While going home on Thursday, I unfortunately had a close encounter with those kind of people who behave idiotically in the dark. I usually take the underground, and this particular school is 45 minutes removed from my house. I had generally been positively impressed with the way people behaved on any other journey: everyone respected the fact that you can only occupy two seats out of four in order to respect distancing, and there were lots of trains going around, so they were generally fairly empty. Starting on Tuesday, I had to admit I was seeing more people going around and I even had to stand up because a guy occupied the forbidden seat next to me.

Real-time footage of my reaction

Thursday night was a complete, overcrowded mess. I got off a couple of stops before mine and I continued my journey on foot, finding out that outside wasn’t any better. I live in the canal district, when the nightlife is (or used to be). It was 7:30 pm, way after the alcohol ban. There were loads of people in groups of five or six, sitting on the canalside, buying beer from ambulants, invariably without the mask (because how can you drink beer while wearing one, which is kind of the point), mostly sharing a joint.

After my prolonged stay in Amsterdam, I get nauseous at the smell of marijuana (and not from overuse: because the whole city was soaked in it). But the smell wasn’t the thing that made me want to throw up.

Between that and the sense of deja-vu, I arrived at home pretty convinced of one thing.

Next week, we’re all going to be locked down.

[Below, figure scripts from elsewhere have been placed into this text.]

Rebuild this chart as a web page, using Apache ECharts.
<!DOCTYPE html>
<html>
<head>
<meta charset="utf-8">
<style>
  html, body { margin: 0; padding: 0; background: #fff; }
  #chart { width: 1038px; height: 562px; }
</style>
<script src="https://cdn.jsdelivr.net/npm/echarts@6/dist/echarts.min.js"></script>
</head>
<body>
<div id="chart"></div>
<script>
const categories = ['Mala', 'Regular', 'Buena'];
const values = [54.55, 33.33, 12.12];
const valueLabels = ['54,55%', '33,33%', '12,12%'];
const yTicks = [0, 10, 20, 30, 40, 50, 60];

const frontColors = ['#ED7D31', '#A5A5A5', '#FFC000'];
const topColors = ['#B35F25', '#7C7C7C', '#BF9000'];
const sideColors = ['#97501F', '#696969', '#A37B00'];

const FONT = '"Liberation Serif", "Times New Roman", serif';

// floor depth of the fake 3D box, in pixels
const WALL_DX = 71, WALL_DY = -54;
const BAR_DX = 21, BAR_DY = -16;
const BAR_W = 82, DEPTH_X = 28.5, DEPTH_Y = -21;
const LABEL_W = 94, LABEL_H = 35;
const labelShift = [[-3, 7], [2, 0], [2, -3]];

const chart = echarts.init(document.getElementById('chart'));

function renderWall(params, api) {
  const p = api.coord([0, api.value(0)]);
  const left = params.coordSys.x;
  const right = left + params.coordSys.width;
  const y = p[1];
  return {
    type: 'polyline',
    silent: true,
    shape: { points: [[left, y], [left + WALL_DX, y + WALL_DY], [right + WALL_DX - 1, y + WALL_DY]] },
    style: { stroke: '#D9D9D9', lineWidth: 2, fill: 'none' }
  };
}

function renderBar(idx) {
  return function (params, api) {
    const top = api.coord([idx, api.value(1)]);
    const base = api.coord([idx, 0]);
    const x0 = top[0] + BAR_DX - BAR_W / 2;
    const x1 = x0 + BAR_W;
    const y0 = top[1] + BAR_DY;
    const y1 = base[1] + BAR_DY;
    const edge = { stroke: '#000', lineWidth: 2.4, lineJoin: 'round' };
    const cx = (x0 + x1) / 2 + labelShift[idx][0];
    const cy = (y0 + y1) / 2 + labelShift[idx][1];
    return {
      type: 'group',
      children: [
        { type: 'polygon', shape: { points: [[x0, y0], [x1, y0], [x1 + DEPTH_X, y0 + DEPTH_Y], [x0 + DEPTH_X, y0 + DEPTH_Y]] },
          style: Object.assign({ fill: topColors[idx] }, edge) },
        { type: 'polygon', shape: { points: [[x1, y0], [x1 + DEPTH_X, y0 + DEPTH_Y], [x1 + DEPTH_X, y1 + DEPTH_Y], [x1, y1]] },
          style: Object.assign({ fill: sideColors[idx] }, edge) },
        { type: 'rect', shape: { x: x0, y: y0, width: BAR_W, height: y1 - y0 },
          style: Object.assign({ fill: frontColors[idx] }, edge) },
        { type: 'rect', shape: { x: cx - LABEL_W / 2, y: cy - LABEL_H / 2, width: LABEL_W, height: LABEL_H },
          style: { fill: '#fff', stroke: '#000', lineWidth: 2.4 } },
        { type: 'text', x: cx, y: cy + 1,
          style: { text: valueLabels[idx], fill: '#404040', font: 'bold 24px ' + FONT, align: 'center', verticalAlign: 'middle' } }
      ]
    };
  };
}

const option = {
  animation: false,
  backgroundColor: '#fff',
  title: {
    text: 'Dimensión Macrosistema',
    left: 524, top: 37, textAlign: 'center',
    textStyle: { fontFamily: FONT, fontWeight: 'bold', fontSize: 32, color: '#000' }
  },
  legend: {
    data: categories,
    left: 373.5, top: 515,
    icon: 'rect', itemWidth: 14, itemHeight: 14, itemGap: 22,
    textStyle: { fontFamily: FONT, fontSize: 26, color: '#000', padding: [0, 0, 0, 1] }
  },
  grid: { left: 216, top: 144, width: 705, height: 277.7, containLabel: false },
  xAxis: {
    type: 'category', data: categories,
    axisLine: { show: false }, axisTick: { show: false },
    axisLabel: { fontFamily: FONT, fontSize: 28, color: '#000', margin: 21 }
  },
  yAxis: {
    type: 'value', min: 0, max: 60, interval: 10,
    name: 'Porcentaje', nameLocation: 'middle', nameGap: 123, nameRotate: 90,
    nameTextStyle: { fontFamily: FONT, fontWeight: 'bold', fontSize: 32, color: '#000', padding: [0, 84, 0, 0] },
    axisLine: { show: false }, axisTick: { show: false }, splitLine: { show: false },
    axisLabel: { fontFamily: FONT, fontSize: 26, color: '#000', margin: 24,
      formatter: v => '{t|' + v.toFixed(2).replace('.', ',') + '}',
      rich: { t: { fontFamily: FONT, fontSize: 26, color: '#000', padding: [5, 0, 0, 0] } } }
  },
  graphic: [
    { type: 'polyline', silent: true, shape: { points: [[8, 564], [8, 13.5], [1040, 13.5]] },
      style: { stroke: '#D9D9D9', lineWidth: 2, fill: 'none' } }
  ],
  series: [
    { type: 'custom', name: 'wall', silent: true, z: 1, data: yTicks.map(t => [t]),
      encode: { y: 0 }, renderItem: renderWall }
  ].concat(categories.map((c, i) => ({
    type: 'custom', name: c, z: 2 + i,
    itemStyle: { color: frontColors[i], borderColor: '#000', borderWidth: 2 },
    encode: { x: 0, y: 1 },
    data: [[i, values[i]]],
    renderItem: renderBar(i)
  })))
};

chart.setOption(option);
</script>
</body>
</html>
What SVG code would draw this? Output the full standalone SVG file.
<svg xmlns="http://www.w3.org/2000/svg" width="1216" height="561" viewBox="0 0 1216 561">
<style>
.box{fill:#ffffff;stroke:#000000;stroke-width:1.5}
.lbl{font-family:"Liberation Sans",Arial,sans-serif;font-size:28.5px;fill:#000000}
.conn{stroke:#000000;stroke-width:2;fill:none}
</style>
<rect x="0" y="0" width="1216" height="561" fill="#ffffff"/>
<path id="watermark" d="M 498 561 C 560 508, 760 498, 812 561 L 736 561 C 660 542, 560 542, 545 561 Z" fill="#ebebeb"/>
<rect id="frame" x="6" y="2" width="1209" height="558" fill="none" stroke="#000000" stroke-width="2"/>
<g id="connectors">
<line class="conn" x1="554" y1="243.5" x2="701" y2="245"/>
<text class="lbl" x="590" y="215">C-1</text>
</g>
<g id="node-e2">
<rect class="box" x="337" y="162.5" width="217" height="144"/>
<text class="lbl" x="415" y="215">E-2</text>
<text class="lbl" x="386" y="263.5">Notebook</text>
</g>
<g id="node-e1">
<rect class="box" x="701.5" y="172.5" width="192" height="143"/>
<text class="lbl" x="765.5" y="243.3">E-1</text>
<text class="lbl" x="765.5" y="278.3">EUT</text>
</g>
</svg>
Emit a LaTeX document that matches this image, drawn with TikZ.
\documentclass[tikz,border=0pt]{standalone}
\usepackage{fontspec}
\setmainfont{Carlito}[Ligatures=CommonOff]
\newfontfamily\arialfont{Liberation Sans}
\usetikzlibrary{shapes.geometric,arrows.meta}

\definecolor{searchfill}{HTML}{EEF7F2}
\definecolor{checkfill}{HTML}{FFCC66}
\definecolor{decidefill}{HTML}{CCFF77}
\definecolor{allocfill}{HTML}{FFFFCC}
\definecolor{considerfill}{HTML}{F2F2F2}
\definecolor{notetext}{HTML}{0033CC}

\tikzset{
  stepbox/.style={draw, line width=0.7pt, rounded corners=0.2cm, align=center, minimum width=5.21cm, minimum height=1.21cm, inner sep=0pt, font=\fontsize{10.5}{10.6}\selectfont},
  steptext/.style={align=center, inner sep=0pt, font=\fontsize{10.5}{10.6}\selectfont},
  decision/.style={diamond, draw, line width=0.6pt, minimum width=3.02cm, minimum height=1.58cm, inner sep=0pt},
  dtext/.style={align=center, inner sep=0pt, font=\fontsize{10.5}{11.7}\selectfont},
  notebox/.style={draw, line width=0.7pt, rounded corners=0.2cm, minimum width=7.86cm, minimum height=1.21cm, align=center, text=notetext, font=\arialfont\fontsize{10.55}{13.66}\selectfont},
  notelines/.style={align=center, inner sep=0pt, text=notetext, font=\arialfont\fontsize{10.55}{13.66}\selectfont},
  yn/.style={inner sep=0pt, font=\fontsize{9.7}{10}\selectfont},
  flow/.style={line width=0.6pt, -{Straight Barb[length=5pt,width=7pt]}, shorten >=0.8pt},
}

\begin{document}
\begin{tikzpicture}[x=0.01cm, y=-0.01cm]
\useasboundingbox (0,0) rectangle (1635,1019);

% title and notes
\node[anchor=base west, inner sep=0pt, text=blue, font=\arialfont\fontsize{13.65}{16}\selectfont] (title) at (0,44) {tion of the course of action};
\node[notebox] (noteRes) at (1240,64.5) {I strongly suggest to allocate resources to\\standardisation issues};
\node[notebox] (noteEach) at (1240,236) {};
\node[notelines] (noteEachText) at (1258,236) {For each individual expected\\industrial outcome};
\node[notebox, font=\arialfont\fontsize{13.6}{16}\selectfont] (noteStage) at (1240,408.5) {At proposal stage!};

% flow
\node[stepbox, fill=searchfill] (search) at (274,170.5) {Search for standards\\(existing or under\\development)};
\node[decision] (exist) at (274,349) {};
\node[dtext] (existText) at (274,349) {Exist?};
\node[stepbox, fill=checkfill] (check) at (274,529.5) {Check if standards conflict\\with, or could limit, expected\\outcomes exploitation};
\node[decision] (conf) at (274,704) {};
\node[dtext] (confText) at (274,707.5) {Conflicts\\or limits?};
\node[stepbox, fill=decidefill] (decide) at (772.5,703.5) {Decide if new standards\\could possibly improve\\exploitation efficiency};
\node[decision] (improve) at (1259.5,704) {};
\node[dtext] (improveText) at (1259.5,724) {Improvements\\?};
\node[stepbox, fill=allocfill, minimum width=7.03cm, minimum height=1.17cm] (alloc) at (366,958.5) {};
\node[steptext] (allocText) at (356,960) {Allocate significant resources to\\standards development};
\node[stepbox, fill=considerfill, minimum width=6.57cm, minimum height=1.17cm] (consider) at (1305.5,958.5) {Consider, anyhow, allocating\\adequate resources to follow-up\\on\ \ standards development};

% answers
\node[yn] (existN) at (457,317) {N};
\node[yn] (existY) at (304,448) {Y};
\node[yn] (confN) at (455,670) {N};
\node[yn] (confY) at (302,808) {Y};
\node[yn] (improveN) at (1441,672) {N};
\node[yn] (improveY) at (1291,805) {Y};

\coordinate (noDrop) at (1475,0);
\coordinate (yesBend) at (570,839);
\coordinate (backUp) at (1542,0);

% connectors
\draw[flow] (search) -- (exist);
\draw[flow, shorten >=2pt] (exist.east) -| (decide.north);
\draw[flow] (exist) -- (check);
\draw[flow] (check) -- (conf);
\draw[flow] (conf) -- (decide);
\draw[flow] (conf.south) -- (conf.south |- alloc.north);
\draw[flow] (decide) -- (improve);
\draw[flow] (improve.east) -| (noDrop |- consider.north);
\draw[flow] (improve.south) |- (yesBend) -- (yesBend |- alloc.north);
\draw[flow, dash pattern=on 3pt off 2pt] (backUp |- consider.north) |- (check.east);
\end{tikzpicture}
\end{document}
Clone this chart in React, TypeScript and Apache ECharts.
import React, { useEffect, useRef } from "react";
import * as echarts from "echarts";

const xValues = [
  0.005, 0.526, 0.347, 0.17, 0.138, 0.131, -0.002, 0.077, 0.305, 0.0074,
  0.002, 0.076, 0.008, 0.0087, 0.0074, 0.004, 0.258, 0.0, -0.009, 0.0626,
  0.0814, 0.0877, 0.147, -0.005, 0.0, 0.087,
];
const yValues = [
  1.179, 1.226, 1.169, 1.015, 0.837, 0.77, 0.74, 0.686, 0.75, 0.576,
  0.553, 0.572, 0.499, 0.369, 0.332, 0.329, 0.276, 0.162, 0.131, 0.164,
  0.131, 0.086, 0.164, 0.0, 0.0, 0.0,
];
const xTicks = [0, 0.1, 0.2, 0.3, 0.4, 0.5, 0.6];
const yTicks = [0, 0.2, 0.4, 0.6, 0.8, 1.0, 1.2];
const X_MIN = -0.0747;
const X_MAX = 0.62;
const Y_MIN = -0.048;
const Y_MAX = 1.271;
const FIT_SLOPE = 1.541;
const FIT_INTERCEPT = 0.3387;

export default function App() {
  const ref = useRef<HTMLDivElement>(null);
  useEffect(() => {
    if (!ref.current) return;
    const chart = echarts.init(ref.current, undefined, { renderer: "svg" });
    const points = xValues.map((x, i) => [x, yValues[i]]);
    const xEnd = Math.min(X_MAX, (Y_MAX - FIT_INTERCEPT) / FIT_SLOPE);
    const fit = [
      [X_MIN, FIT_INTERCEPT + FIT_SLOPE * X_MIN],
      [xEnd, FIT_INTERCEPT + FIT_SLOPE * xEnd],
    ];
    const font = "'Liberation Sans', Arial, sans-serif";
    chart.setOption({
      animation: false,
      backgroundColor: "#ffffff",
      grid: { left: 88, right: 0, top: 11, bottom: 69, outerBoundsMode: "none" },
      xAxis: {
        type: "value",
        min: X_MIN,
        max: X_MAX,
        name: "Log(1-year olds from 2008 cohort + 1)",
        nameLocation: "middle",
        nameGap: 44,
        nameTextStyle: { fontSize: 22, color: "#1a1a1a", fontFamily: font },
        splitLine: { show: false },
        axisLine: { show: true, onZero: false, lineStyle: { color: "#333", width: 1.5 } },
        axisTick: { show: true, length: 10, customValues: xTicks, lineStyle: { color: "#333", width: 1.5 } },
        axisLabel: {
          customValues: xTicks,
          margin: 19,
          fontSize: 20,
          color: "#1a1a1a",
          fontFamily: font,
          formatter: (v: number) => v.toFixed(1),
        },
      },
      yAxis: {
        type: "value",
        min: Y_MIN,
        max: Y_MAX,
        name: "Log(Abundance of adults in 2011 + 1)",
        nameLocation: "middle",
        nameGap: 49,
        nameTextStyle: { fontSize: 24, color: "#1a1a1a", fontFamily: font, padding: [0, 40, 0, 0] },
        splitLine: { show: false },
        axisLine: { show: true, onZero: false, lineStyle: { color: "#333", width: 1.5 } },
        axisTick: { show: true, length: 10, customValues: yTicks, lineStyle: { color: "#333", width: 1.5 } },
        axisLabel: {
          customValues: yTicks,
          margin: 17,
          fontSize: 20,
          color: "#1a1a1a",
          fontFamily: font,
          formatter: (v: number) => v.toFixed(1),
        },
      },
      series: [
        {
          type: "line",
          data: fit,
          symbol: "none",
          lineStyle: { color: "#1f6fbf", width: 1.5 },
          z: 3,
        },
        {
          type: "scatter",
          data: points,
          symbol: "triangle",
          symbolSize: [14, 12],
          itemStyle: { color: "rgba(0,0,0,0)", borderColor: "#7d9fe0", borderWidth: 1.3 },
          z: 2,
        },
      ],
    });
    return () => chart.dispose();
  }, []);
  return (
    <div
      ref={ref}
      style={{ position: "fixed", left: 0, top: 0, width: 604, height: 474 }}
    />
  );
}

The end is extremely fucking nigh.

I was closer than I thought. And it doesn’t matter that since Monday my whole region will revert from being “yellow zone” to being “orange zone”.

Do you remember me being in class on Tuesday? Well, on Friday I got notified that on that day I came in contact with a positive case. Accoding to our idiotic regulation, the contact in question doesn’t qualify as a “close encounter”: it does only qualify as such if you stay closer than two meters for more than fifteen meters. Which means that, during the whole last year, only my companion qualifies. Regardless of that, we’re all in quarantine for ten days. Who thought we could level up so soon?